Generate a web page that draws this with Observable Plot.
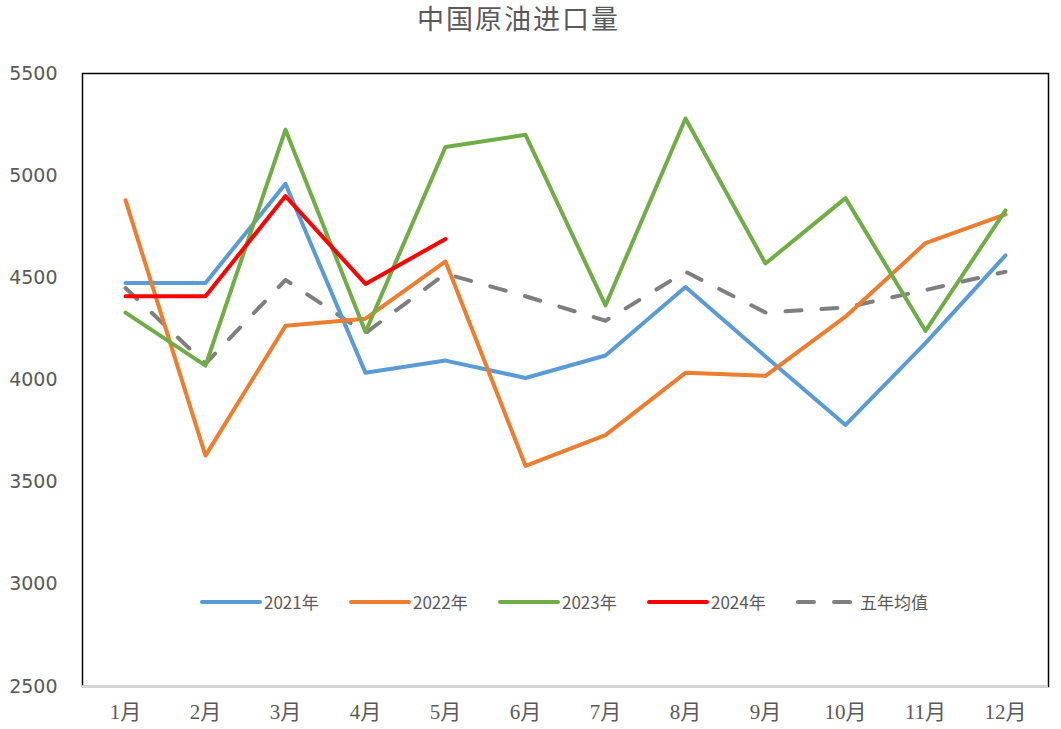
<!DOCTYPE html>
<html>
<head>
<meta charset="utf-8">
<script src="https://cdn.jsdelivr.net/npm/d3@7"></script>
<script src="https://cdn.jsdelivr.net/npm/@observablehq/plot@0.6"></script>
<style>
  body { margin: 0; background: #fff; }
  #wrap { position: relative; width: 1061px; height: 729px; }
  #title { height: 40px; line-height: 35px; width: 1061px; box-sizing: border-box; padding-right: 24px;
    text-align: center; font-family: "Noto Sans CJK SC", sans-serif; font-size: 27px; color: #595959; letter-spacing: 2px; }
  #legend { position: absolute; left: 200px; top: 589px; display: flex; align-items: center;
    font-family: "Noto Sans CJK SC", "DejaVu Sans", sans-serif; font-size: 17px; color: #595959; }
  .item { display: flex; align-items: center; width: 149px; }
  .item svg { margin-right: 2px; }
</style>
</head>
<body>
<div id="wrap">
  <div id="title">中国原油进口量</div>
  <div id="chart"></div>
  <div id="legend"></div>
</div>
<script>
const months = ["1月","2月","3月","4月","5月","6月","7月","8月","9月","10月","11月","12月"];
const yTicks = [2500, 3000, 3500, 4000, 4500, 5000, 5500];
const seriesNames = ["2021年", "2022年", "2023年", "2024年", "五年均值"];
const v2021 = [4475, 4475, 4960, 4035, 4095, 4010, 4120, 4455, 4115, 3780, 4180, 4610];
const v2022 = [4880, 3630, 4265, 4300, 4580, 3580, 3730, 4035, 4020, 4310, 4670, 4810];
const v2023 = [4330, 4070, 5225, 4235, 5140, 5200, 4365, 5280, 4570, 4890, 4240, 4830];
const v2024 = [4410, 4410, 4900, 4470, 4690];
const vAvg  = [4450, 4080, 4490, 4230, 4520, 4410, 4290, 4530, 4330, 4355, 4440, 4530];
const colors = ["#5B9BD5", "#ED7D31", "#70AD47", "#FF0000", "#7F7F7F"];

const allValues = [v2021, v2022, v2023, v2024, vAvg];
const rows = [];
allValues.forEach((vals, si) => vals.forEach((v, i) => rows.push({series: seriesNames[si], month: months[i], value: v})));

const solidRows = rows.filter(d => d.series !== "五年均值");
const avgRows = rows.filter(d => d.series === "五年均值");

const chart = Plot.plot({
  width: 1061,
  height: 689,
  marginLeft: 82,
  marginRight: 13,
  marginTop: 33,
  marginBottom: 43,
  style: {fontFamily: "DejaVu Sans, sans-serif", color: "#595959", background: "#fff"},
  x: {type: "point", domain: months, padding: 0.5, label: null},
  y: {domain: [2500, 5500], ticks: yTicks, label: null},
  color: {domain: seriesNames, range: colors},
  marks: [
    Plot.axisY({ticks: yTicks, tickSize: 0, tickPadding: 25, fontSize: 19, tickFormat: d => String(d), fill: "#595959"}),
    Plot.axisX({tickSize: 0, tickPadding: 18, fontSize: 21, fontFamily: "Liberation Serif, Noto Sans CJK SC, serif", fill: "#595959"}),
    Plot.frame({stroke: "#000", strokeWidth: 1.5}),
    Plot.ruleY([2500], {stroke: "#D9D9D9", strokeWidth: 2.5}),
    Plot.line(avgRows, {x: "month", y: "value", stroke: "series", strokeWidth: 4, strokeDasharray: "16,20", strokeLinecap: "round", strokeLinejoin: "round"}),
    Plot.line(solidRows, {x: "month", y: "value", z: "series", stroke: "series", strokeWidth: 4, strokeLinecap: "round", strokeLinejoin: "round"})
  ]
});
document.getElementById("chart").appendChild(chart);

const legend = document.getElementById("legend");
seriesNames.forEach((name, i) => {
  const item = document.createElement("div");
  item.className = "item";
  const dashed = i === 4;
  item.innerHTML = `<svg width="62" height="10"><line x1="2" y1="5" x2="${dashed ? 58 : 60}" y2="5" stroke="${colors[i]}" stroke-width="4" stroke-linecap="round" ${dashed ? 'stroke-dasharray="16,20"' : ''}/></svg><span>${name}</span>`;
  legend.appendChild(item);
});
</script>
</body>
</html>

▸ **Aim of the exercise**:
Without the pictures, write out the whole listing above exactly as it appears.

▸ **Written response**:
Generate a web page that draws this with Observable Plot.
<!DOCTYPE html>
<html>
<head>
<meta charset="utf-8">
<script src="https://cdn.jsdelivr.net/npm/d3@7"></script>
<script src="https://cdn.jsdelivr.net/npm/@observablehq/plot@0.6"></script>
<style>
  body { margin: 0; background: #fff; }
  #wrap { position: relative; width: 1061px; height: 729px; }
  #title { height: 40px; line-height: 35px; width: 1061px; box-sizing: border-box; padding-right: 24px;
    text-align: center; font-family: "Noto Sans CJK SC", sans-serif; font-size: 27px; color: #595959; letter-spacing: 2px; }
  #legend { position: absolute; left: 200px; top: 589px; display: flex; align-items: center;
    font-family: "Noto Sans CJK SC", "DejaVu Sans", sans-serif; font-size: 17px; color: #595959; }
  .item { display: flex; align-items: center; width: 149px; }
  .item svg { margin-right: 2px; }
</style>
</head>
<body>
<div id="wrap">
  <div id="title">中国原油进口量</div>
  <div id="chart"></div>
  <div id="legend"></div>
</div>
<script>
const months = ["1月","2月","3月","4月","5月","6月","7月","8月","9月","10月","11月","12月"];
const yTicks = [2500, 3000, 3500, 4000, 4500, 5000, 5500];
const seriesNames = ["2021年", "2022年", "2023年", "2024年", "五年均值"];
const v2021 = [4475, 4475, 4960, 4035, 4095, 4010, 4120, 4455, 4115, 3780, 4180, 4610];
const v2022 = [4880, 3630, 4265, 4300, 4580, 3580, 3730, 4035, 4020, 4310, 4670, 4810];
const v2023 = [4330, 4070, 5225, 4235, 5140, 5200, 4365, 5280, 4570, 4890, 4240, 4830];
const v2024 = [4410, 4410, 4900, 4470, 4690];
const vAvg  = [4450, 4080, 4490, 4230, 4520, 4410, 4290, 4530, 4330, 4355, 4440, 4530];
const colors = ["#5B9BD5", "#ED7D31", "#70AD47", "#FF0000", "#7F7F7F"];

const allValues = [v2021, v2022, v2023, v2024, vAvg];
const rows = [];
allValues.forEach((vals, si) => vals.forEach((v, i) => rows.push({series: seriesNames[si], month: months[i], value: v})));

const solidRows = rows.filter(d => d.series !== "五年均值");
const avgRows = rows.filter(d => d.series === "五年均值");

const chart = Plot.plot({
  width: 1061,
  height: 689,
  marginLeft: 82,
  marginRight: 13,
  marginTop: 33,
  marginBottom: 43,
  style: {fontFamily: "DejaVu Sans, sans-serif", color: "#595959", background: "#fff"},
  x: {type: "point", domain: months, padding: 0.5, label: null},
  y: {domain: [2500, 5500], ticks: yTicks, label: null},
  color: {domain: seriesNames, range: colors},
  marks: [
    Plot.axisY({ticks: yTicks, tickSize: 0, tickPadding: 25, fontSize: 19, tickFormat: d => String(d), fill: "#595959"}),
    Plot.axisX({tickSize: 0, tickPadding: 18, fontSize: 21, fontFamily: "Liberation Serif, Noto Sans CJK SC, serif", fill: "#595959"}),
    Plot.frame({stroke: "#000", strokeWidth: 1.5}),
    Plot.ruleY([2500], {stroke: "#D9D9D9", strokeWidth: 2.5}),
    Plot.line(avgRows, {x: "month", y: "value", stroke: "series", strokeWidth: 4, strokeDasharray: "16,20", strokeLinecap: "round", strokeLinejoin: "round"}),
    Plot.line(solidRows, {x: "month", y: "value", z: "series", stroke: "series", strokeWidth: 4, strokeLinecap: "round", strokeLinejoin: "round"})
  ]
});
document.getElementById("chart").appendChild(chart);

const legend = document.getElementById("legend");
seriesNames.forEach((name, i) => {
  const item = document.createElement("div");
  item.className = "item";
  const dashed = i === 4;
  item.innerHTML = `<svg width="62" height="10"><line x1="2" y1="5" x2="${dashed ? 58 : 60}" y2="5" stroke="${colors[i]}" stroke-width="4" stroke-linecap="round" ${dashed ? 'stroke-dasharray="16,20"' : ''}/></svg><span>${name}</span>`;
  legend.appendChild(item);
});
</script>
</body>
</html>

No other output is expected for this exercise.